Aim -
Leaving out every picture, copy the lines of the data exactly, from the first through the line containing "10, 15, 20];".

Provided data -
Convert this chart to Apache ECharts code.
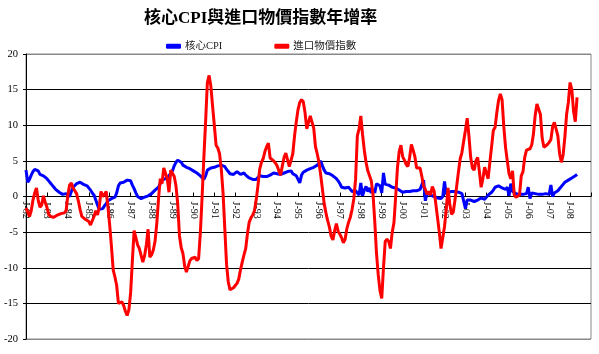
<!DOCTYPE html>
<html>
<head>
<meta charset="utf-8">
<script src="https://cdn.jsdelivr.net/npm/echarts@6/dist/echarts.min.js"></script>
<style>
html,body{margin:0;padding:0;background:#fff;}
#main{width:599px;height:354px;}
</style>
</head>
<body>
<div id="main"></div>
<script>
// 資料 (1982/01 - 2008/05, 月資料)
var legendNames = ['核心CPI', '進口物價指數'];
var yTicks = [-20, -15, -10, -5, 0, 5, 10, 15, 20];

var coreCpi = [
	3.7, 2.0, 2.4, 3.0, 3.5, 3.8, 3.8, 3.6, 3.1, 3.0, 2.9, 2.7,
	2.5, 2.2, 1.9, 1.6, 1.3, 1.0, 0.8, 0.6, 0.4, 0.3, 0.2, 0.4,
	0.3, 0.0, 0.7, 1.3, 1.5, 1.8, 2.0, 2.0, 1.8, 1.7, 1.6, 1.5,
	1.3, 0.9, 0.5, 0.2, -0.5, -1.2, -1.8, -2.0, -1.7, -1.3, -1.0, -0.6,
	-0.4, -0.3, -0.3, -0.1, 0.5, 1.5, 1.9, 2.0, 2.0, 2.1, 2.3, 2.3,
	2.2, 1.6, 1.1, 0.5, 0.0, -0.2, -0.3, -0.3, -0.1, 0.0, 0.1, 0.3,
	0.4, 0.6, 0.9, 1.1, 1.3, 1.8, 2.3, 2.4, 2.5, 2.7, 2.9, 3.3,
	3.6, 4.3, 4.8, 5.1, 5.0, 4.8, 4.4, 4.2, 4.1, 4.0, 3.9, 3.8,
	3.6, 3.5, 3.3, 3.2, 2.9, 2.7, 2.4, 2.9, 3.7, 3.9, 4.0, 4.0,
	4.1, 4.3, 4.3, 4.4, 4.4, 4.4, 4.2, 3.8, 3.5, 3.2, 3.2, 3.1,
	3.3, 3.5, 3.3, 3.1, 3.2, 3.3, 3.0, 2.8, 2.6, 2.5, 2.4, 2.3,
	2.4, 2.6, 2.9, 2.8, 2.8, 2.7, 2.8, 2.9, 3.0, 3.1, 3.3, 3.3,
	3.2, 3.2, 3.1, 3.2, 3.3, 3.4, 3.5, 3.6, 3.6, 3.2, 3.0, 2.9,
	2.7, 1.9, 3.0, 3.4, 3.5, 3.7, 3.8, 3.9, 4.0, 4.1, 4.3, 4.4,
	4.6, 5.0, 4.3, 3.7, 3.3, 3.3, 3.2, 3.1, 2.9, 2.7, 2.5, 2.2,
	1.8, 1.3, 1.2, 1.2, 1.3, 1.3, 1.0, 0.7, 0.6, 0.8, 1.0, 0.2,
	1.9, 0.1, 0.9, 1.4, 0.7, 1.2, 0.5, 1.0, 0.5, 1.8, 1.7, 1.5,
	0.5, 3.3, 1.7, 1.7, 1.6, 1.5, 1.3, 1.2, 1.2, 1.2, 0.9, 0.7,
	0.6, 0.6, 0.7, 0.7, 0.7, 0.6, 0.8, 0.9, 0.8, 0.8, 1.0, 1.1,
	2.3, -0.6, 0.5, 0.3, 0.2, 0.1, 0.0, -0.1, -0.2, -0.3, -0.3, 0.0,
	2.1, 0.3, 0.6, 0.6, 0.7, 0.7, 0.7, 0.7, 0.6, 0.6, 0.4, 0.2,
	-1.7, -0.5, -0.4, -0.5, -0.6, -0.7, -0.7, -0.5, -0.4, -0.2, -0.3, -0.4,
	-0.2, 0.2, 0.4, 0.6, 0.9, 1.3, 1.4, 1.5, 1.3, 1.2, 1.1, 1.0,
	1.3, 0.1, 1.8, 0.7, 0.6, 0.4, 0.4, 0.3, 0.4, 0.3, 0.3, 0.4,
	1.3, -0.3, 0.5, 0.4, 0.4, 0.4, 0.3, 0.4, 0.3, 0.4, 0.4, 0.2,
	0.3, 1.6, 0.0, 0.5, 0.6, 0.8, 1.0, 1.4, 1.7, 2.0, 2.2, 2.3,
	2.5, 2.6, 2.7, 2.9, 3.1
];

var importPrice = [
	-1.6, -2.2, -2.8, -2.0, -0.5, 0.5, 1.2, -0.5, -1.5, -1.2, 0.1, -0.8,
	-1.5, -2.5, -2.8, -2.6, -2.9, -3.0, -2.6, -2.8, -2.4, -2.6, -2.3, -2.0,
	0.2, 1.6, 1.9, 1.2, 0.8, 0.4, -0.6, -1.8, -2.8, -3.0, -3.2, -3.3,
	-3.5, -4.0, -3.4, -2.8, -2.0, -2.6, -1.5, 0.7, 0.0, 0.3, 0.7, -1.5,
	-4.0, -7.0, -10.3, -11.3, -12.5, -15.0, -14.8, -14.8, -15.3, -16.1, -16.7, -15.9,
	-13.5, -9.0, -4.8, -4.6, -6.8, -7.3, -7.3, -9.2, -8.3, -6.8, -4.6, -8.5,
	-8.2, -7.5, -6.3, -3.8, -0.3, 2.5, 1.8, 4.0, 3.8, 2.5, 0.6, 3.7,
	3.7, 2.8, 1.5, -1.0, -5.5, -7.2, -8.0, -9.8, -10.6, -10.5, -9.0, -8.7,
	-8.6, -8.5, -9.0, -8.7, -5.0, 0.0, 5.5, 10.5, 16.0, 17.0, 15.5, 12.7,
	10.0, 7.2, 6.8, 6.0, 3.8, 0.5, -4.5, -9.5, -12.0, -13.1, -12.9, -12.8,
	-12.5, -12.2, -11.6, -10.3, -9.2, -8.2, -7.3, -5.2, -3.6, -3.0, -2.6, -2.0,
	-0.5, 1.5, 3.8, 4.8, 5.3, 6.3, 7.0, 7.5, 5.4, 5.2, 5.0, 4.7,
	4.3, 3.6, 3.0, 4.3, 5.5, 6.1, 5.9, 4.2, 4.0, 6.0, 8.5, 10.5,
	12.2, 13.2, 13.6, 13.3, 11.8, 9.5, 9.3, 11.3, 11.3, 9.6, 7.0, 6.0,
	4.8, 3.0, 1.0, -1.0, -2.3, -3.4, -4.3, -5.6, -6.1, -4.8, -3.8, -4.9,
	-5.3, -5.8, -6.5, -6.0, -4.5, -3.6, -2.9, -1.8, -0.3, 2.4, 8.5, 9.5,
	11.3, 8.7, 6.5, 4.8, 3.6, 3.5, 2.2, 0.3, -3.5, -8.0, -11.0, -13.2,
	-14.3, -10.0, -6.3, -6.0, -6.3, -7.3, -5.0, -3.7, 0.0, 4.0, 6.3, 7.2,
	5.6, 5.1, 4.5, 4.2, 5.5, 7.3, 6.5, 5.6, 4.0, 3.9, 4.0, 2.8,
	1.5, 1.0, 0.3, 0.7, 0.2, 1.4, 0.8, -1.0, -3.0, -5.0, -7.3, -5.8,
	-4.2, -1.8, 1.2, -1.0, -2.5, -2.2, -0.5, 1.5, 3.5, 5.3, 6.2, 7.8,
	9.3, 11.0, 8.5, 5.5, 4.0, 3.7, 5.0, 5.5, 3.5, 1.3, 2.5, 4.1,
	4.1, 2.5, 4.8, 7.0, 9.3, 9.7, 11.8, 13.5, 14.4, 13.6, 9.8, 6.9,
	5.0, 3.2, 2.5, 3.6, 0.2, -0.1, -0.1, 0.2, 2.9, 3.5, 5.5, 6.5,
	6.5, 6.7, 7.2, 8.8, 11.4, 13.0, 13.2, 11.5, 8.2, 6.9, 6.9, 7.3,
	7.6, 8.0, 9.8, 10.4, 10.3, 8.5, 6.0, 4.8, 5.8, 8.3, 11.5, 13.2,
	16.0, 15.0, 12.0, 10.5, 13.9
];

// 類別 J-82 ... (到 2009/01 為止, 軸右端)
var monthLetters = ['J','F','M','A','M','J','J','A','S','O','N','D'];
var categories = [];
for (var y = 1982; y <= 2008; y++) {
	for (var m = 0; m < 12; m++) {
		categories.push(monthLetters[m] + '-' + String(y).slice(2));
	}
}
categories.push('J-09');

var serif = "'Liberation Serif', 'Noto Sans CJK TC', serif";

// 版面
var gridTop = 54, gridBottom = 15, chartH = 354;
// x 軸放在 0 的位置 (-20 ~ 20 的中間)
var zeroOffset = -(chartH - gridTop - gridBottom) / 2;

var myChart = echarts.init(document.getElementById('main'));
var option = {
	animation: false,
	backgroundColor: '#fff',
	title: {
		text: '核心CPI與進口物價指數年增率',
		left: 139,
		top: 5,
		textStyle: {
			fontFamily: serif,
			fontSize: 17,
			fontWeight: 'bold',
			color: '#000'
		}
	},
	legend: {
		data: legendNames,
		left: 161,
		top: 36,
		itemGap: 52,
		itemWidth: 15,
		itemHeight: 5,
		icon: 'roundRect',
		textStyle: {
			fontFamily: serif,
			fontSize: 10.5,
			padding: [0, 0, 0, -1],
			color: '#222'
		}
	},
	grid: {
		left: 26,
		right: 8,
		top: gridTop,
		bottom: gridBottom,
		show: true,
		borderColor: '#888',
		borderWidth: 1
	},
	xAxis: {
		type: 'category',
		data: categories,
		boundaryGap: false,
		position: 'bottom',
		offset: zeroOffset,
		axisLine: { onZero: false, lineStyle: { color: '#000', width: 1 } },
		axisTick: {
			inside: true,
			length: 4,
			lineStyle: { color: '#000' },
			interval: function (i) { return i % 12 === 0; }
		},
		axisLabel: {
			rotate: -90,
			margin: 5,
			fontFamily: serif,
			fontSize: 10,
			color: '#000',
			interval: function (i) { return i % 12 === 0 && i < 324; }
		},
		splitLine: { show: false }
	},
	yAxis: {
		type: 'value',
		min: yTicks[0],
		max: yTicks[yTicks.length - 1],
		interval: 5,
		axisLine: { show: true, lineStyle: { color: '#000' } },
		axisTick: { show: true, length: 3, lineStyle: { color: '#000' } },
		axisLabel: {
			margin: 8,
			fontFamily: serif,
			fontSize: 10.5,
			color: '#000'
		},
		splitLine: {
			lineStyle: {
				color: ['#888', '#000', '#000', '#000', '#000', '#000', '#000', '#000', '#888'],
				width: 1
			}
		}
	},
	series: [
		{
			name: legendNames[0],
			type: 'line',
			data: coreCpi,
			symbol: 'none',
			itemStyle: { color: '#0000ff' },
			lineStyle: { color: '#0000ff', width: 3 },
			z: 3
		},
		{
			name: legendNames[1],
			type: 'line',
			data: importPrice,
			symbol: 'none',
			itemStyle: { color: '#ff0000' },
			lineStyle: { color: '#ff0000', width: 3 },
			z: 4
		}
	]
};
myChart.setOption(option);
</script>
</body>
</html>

Task response -
Convert this chart to Apache ECharts code.
<!DOCTYPE html>
<html>
<head>
<meta charset="utf-8">
<script src="https://cdn.jsdelivr.net/npm/echarts@6/dist/echarts.min.js"></script>
<style>
html,body{margin:0;padding:0;background:#fff;}
#main{width:599px;height:354px;}
</style>
</head>
<body>
<div id="main"></div>
<script>
// 資料 (1982/01 - 2008/05, 月資料)
var legendNames = ['核心CPI', '進口物價指數'];
var yTicks = [-20, -15, -10, -5, 0, 5, 10, 15, 20];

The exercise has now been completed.